--- begin Task material ---
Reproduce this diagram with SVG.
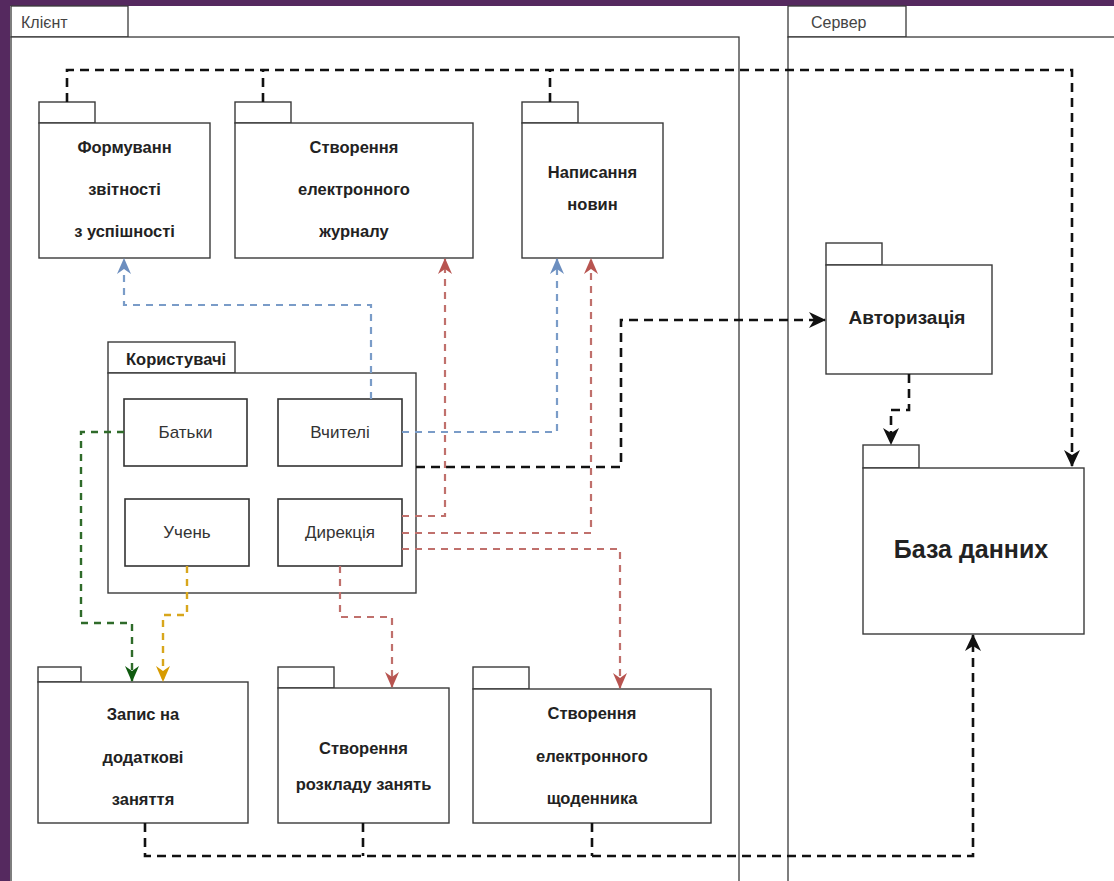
--- end Task material ---
--- begin Task material ---
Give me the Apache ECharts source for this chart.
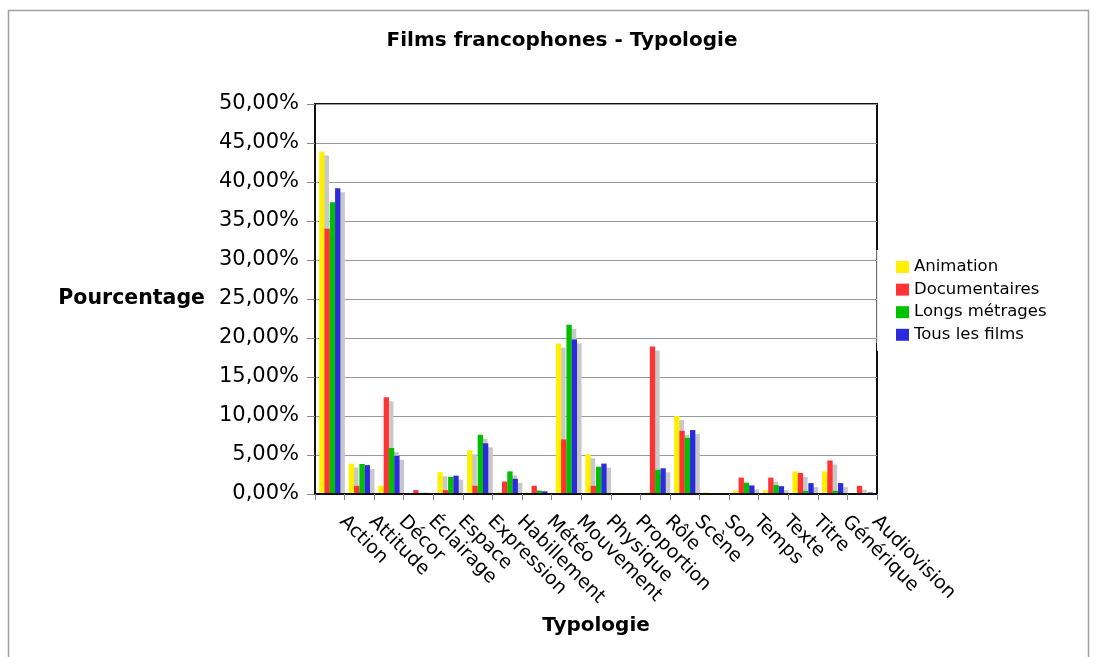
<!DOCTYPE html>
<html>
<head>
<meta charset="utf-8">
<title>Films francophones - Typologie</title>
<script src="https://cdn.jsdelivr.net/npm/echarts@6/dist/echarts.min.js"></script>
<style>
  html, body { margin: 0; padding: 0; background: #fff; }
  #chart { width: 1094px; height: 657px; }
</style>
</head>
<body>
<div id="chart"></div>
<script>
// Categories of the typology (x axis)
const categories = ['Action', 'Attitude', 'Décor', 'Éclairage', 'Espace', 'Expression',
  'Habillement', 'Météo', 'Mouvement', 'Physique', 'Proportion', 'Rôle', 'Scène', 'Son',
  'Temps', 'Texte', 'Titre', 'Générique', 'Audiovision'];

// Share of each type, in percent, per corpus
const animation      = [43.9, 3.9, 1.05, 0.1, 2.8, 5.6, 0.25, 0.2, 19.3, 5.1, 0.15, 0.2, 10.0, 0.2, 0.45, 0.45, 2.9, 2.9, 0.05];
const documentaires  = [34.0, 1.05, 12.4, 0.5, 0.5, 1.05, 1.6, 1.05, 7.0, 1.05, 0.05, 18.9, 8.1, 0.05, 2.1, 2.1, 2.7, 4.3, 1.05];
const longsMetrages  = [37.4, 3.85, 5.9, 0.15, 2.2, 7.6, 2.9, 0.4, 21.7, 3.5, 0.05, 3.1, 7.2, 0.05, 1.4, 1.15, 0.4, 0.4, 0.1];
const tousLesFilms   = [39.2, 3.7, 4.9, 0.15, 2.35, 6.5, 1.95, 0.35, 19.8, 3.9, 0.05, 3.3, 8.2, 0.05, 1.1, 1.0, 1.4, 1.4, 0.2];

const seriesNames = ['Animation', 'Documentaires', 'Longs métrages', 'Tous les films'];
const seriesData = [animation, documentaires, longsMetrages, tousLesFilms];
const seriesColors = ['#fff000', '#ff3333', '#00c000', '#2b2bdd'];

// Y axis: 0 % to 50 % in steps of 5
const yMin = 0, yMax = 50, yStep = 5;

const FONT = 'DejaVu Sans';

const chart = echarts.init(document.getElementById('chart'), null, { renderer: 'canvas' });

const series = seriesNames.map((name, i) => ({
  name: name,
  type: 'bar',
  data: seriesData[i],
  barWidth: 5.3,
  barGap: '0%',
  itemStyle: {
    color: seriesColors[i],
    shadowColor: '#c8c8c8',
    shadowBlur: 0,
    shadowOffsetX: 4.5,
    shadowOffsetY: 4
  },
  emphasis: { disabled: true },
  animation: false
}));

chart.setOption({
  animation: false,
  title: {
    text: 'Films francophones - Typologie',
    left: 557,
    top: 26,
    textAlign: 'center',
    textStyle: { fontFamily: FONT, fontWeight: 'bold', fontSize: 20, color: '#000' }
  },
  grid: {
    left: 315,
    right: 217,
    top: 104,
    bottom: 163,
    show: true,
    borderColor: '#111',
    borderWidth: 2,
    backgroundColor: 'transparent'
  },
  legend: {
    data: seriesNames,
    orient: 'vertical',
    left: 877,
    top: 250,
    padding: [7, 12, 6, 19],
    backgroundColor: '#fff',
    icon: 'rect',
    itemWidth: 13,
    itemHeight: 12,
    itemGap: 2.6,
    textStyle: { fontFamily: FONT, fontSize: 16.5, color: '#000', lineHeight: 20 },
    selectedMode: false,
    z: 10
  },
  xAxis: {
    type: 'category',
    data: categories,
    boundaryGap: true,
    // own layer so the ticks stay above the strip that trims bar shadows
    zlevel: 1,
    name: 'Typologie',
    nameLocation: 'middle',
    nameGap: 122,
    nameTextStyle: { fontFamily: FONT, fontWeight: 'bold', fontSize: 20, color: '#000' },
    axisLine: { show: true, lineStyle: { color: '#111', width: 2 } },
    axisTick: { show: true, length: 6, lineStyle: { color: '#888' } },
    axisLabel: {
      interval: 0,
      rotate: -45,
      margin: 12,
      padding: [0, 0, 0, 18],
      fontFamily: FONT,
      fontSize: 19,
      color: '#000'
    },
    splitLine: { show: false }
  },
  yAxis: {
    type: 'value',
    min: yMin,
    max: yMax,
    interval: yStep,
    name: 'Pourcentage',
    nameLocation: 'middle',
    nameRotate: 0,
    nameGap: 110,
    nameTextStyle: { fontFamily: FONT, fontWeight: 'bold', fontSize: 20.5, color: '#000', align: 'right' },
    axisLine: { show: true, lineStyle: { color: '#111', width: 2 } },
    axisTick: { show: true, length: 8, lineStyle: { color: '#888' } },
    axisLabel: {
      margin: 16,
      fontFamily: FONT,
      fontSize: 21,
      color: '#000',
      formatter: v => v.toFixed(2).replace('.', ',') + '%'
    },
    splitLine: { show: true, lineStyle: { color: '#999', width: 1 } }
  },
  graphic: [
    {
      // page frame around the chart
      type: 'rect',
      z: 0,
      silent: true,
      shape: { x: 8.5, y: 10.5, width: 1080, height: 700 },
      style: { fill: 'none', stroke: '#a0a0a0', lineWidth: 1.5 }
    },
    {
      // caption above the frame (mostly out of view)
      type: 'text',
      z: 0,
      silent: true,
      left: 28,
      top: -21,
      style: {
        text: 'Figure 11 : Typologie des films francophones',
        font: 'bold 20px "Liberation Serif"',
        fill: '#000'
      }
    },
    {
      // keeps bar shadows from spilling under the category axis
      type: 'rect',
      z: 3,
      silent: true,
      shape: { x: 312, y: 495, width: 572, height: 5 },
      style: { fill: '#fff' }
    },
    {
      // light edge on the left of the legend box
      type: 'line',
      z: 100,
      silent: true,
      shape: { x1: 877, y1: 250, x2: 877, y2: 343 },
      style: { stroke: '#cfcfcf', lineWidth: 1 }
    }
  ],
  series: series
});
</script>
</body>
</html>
--- end Task material ---
§ **Given instruction**
Pull out every line of the records above that contains the word "this".

§ **Written reply**
Reproduce this diagram with SVG.
Give me the Apache ECharts source for this chart.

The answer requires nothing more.